Crítica: Céu Vermelho-Sangue (Blood Red Sky)

Em 1922, o alemão F. W. Murnau lançava sua adaptação de “Drácula” para os cinemas, fazendo de seu “Nosferatu” o primeiro grande clássico filme de vampiro da História da Cinematografia. Naquela ocasião, a obra introspectiva apresentava a imperativa impossibilidade de um vampiro fazer parte da sociedade, sendo um ser abjeto fadado a habitar nas sombras de seu castelo afastado e decadente, enquanto recebia um vívido burguês jovem corretor de imóveis. Um século depois, a Alemanha lança um novo filme de vampiro, tratando, dessa vez, sobre a tentativa de um ser das sombras conviver diariamente como um ser humano comum. Apesar das semelhanças físicas entre os vampiros afastados em 100 anos um do outro, a nova produção tem uma pegada completamente diferente daquela, flertando muito mais com ação do que a introspecção dramática e aterradora proposta por Murnau.

Nadja (Peri Baumeister) é uma mulher que aparentemente enfrenta problemas de saúde. Em meio a seu drama pessoal, precisa cuidar de seu filho pequeno que demonstra, surpreendentemente, uma maturidade muito maior do que deveria para alguém de sua idade. O objetivo deles é chegar nos Estados Unidos para fazer um tratamento que possa garantir uma qualidade melhor de vida a Nadja. Porém, ninguém esperava que um grupo terrorista fosse sequestrar o avião e que o grande segredo de Nadja e seu filho Elias (Carl Anton Koch) viria à tona. E, nesse momento, você se pergunta (se ainda não assistiu ao filme) o que bolas uma sinopse dessa tem a ver com vampiros. E você teria toda razão. Em meio ao sequestro, o grupo de europeus meliantes tenta incriminar passageiros árabes, fazendo deles figuras ameaçadoras, já que toda a sociedade ocidental coloca este alvo nesta etnia. É nessa luta por sobrevivência que somos apresentados à real versão de Nadja: ela não tem problemas de saúde; ela é um vampiro (na caracterização mais semelhante ao Nosferatu de Murnau).
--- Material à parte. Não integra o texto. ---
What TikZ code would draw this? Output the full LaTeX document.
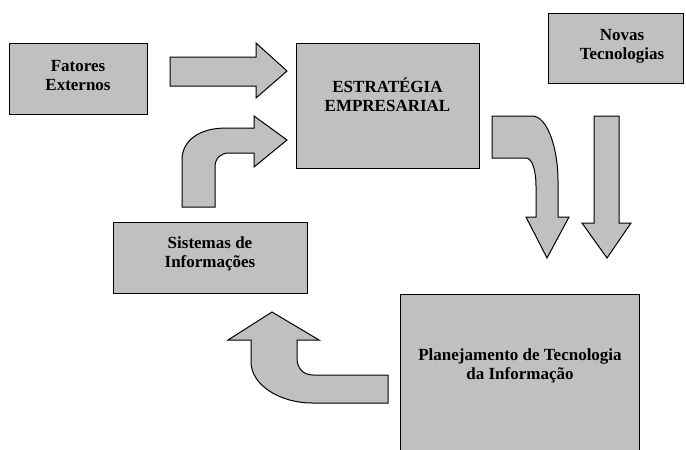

Homens mais monstros do que monstros.

O que temos aqui é um misto de filme de avião (sei que isso não é um gênero, mas sabe aqueles filmes de ação todo passado dentro de um avião? Então, é bem por aí), com debate sobre preconceito, embebido na mitologia de vampiros. Parece uma esquizofrenia só, mas tem seu charme e sentido. Uma vez que o vampiro para nós é o ser abjeto, obrigado a viver nas sombras, visto como ameaça por todos e rejeitado em absoluto, da mesma forma surge a figura do árabe neste conto. Um paralelo entre ambos para nos fazer debater a forma como olhamos para o outro. Apesar de não focar no debate, nem mergulhar no drama dos conflitos de seus personagens, o filme envereda diretamente pelo gênero de ação e a tentativa de sobrevivência diante de um vilão que tem toda a característica do vilão absoluto de almanaque. Personagem sem nuances, que é detestado até mesmo pelos seus comparsas, que não tem qualquer ética (nem mesmo no mundo do crime) e se delicia com toda a sorte de sadismos.

Se a base do filme é interessante, ao querer discutir o papel social de pessoas que diferem entre si, trazendo surpreendentemente a mitologia do vampiro para isso (já que a de zumbi está sendo largamente utilizada para este e outros assuntos), por outro lado temos nessa construção de personagens uma falta de delicadeza. Nadja e Elias, sim, junto com o amigo árabe, são bons personagens, mas cuja sensibilidade vai se perdendo diante da ação que grita mais alto a cada sequência. O filme definitivamente é uma obra de ação do mesmo estilo que já vimos vários por aí, mas que traz esse diferencial, correndo o risco de tornar tudo um pouco mais doido do que de costume. Mas nisso ela não falha. Consegue segurar suas rédeas e exibir uma produção deste gênero que satisfaz o seu espectador. O que fica no ar, porém, é a subutilização de seus personagens que podiam gerar algo mais profundo. No entanto, talvez essa não tenha sido a intenção de Peter Thorwarth, que assina a direção da obra.

Monstros mais humanos do que seres humanos.

Ao pesquisar na Netflix sobre este título, você o encontrará etiquetado como “filmes de terror”, mas no imbd (mais certeiro) observará “ação, thriller, horror”. Se espera ver um filme tradicional de vampiro, é possível que fique frustrado. Mas se vier de mente aberta a um uso diferenciado do vampiro em um contexto mais de ação pela ação, então a obra poderá te agradar mais. Unindo um ao outro, temos um resultado satisfatório, com passagens bem interessantes.